Next generation wireless technologies such as 3G LTE and Mobile WiMAX will prompt operators to adopt an ‘open access’ mentality, allowing any client device to connect to the network. This will lead to higher service stickiness and reduced churn, analysts say.
Furthermore, as long as operators resist the urge to lock client devices to their respective mobile broadband access networks, the more smartphones, laptops and ultra mobile devices connected to such high speed networks will lead to incremental revenues for mobile carriers.
Research released by analyst Frost & Sullivan on Thursday predicts that by 2013, there will be around 22.4 million LTE subscribers delivering service revenues totalling Eur9.68bn in Western Europe.
Over the past year, mobile data usage has skyrocketed, with six to 14 times more data traffic on mobile broadband networks today than last year – a phenomenon largely driven by flat rate pricing.
But unfortunately, for the operators, revenues remain flat as the traffic load curves upward but cash generation is offset by the flat rate price models.
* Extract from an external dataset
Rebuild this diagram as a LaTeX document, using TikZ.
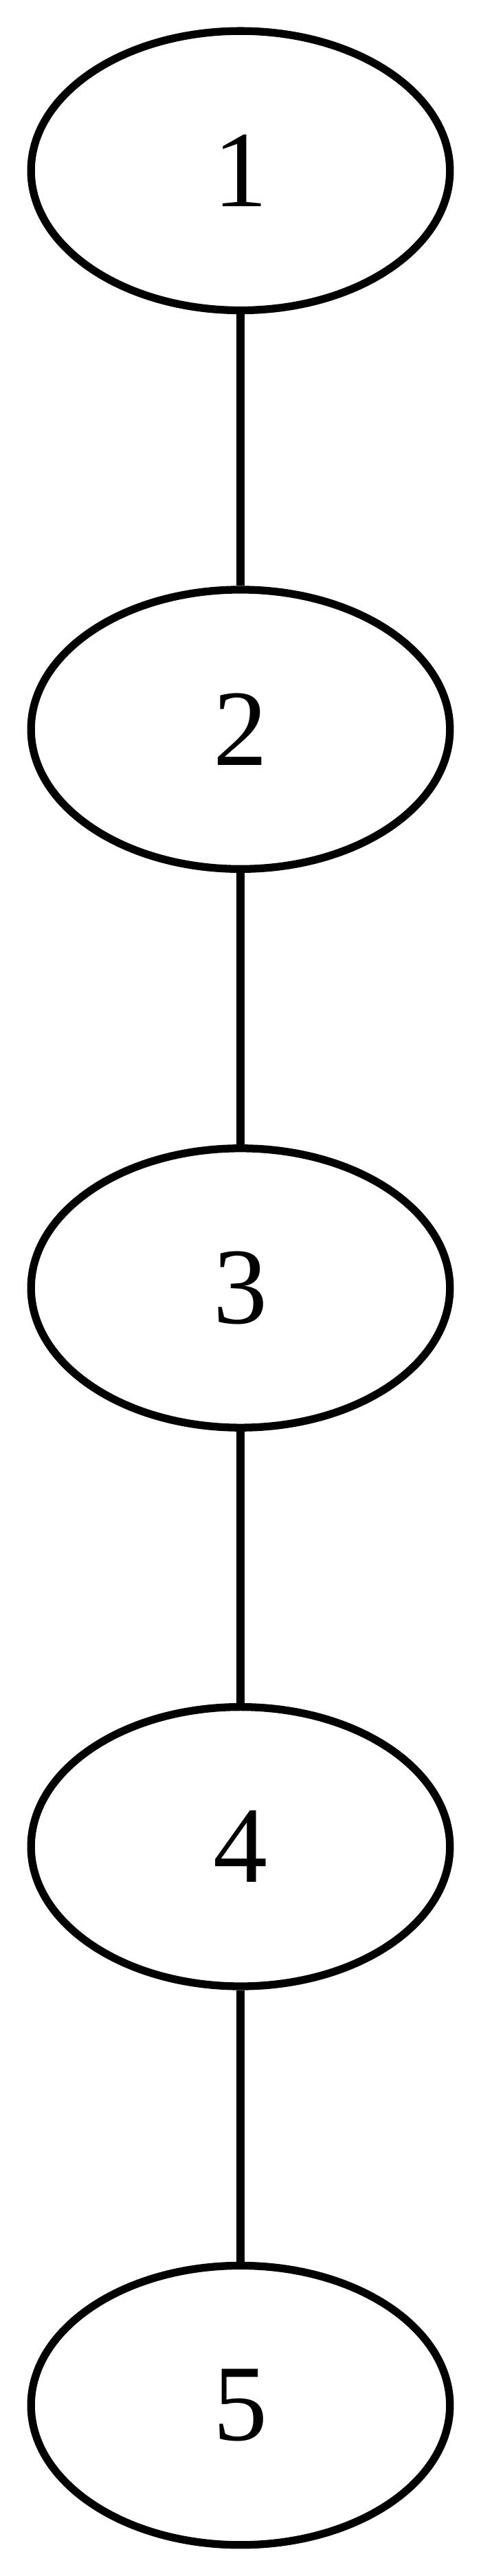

Hence, network cost has to decline and Frost notes there is a strong focus in the 3G LTE camp on margin and production cost, but there will also need to be more innovation in the operators’ offerings.
Frost & Sullivan programme manager, Luke Thomas, said: “Rather than providing flat fee unlimited contracts or traffic caps for 3G LTE and Mobile WiMAX, operators need to be more innovative with their pricing strategies so as to differentiate themselves from competition but, at the same time, ensure that it is not too complicated or non-transparent for the user to understand.
“Furthermore, operators need to put in place effective management tools to manage traffic using QoS policies, prioritised access and flow based processing. Such active traffic management will ensure that operators do not tarnish their brand image by levying huge charges for high speed mobile broadband access,” said Thomas.